Pull out all lines from the listing below in which the word "this" appears.

-- Start of DATA ENTRIES --

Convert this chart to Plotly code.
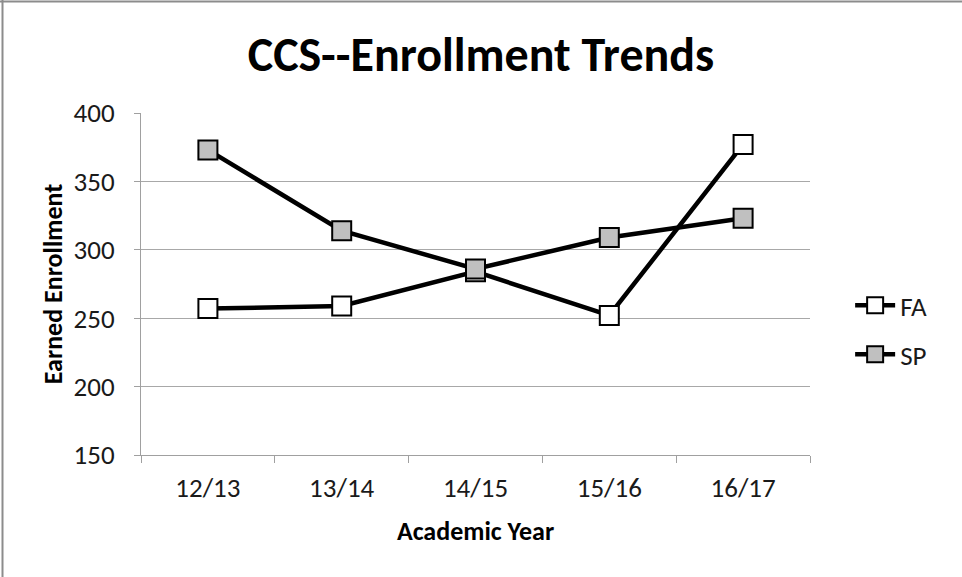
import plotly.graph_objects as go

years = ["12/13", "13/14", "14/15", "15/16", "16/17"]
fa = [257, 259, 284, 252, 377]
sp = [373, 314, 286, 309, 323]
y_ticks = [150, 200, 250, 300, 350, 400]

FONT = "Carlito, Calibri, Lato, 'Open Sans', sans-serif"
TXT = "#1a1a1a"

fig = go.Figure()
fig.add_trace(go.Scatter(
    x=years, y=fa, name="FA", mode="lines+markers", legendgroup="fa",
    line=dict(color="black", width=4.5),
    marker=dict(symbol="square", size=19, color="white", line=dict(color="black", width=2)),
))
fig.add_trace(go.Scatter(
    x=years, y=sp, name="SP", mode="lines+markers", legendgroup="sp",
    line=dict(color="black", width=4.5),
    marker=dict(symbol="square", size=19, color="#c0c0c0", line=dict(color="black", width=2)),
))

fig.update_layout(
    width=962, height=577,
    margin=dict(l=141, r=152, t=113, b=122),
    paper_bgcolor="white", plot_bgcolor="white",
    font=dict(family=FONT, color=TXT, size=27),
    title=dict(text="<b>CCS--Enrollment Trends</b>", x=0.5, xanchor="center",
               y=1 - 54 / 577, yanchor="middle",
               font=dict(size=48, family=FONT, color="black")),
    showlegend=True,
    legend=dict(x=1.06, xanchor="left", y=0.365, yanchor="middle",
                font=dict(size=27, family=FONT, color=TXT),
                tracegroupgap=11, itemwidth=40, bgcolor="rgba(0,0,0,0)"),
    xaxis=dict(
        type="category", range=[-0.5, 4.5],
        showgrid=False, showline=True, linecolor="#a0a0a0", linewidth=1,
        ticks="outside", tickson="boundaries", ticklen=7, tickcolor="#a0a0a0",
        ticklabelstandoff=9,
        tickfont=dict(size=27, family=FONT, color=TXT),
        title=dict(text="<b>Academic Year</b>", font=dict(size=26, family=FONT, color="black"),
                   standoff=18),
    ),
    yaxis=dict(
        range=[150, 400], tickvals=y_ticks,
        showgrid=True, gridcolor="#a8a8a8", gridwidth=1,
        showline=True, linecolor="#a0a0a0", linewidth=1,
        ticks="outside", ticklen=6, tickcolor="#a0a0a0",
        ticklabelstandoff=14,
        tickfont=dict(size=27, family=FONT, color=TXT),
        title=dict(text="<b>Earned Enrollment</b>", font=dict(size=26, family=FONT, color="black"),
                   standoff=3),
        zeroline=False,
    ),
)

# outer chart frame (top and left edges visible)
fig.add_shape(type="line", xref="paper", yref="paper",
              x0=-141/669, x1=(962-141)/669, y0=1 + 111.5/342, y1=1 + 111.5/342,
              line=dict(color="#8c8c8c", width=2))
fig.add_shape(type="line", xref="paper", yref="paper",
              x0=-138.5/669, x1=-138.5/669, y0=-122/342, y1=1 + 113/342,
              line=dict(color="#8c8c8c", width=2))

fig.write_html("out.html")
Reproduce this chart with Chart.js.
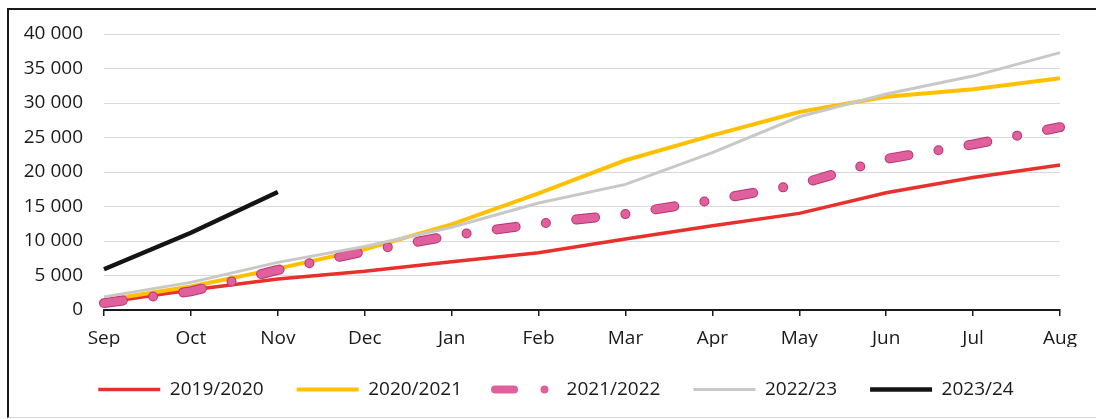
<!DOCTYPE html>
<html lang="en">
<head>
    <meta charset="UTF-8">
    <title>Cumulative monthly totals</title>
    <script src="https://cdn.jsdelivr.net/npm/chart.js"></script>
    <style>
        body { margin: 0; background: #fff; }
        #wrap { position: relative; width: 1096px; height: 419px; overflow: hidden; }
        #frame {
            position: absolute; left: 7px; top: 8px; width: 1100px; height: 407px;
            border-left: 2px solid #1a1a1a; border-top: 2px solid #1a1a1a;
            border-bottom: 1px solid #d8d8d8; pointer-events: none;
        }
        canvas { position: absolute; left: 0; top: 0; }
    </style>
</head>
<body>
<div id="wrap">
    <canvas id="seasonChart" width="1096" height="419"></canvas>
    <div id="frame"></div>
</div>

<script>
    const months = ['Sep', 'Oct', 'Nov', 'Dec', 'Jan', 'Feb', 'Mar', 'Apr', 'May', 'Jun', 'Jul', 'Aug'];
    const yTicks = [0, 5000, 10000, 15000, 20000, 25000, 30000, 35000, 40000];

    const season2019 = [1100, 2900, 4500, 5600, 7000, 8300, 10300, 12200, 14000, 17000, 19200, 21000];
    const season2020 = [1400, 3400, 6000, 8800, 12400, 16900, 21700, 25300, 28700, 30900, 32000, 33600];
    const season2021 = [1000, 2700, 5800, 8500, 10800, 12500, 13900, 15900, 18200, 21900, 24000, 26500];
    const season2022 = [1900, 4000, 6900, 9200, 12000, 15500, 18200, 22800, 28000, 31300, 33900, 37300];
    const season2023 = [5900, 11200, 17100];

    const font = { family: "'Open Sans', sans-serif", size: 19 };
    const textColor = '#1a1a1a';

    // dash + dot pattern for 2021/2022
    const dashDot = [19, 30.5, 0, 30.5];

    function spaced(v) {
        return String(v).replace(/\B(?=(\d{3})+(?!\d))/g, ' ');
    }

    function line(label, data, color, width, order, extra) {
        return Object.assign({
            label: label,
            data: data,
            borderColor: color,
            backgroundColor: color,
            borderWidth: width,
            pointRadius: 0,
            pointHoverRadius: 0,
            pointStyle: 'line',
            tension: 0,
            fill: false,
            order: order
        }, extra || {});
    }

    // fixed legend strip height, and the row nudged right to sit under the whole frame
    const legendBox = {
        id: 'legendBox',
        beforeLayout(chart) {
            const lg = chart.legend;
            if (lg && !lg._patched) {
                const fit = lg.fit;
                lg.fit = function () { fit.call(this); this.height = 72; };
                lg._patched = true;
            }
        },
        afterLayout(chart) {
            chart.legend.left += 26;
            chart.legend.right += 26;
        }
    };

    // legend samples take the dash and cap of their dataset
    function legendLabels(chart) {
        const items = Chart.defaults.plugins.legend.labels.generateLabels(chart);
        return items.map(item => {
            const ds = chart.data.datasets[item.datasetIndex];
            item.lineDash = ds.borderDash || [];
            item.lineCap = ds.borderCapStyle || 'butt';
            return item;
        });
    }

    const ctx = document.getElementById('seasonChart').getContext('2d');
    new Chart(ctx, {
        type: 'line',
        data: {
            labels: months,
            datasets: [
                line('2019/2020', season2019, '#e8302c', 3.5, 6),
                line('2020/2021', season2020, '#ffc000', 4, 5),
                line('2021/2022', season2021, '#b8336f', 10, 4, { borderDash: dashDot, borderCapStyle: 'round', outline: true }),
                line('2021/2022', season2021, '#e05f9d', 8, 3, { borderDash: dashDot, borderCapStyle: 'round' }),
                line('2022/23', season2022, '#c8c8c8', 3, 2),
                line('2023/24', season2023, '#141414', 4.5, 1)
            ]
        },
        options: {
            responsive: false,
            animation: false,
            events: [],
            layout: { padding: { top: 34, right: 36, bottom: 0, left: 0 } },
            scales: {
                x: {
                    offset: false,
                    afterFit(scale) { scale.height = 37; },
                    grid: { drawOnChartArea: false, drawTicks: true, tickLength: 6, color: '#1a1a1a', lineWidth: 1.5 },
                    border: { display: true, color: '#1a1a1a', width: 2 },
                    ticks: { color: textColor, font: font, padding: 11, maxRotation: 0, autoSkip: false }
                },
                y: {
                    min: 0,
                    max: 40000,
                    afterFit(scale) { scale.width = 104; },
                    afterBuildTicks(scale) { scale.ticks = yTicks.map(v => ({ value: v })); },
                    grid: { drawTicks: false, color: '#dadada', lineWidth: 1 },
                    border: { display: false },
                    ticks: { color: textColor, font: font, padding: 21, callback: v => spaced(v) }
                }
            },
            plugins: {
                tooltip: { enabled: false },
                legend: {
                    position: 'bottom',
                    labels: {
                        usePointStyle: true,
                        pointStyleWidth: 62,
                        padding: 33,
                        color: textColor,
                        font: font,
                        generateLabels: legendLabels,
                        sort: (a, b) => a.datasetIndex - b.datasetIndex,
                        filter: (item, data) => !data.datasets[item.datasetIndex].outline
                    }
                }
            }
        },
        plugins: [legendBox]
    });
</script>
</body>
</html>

-- End of DATA ENTRIES --

→ TASK SOLUTION:
Convert this chart to Plotly code.
Reproduce this chart with Chart.js.
                lg.fit = function () { fit.call(this); this.height = 72; };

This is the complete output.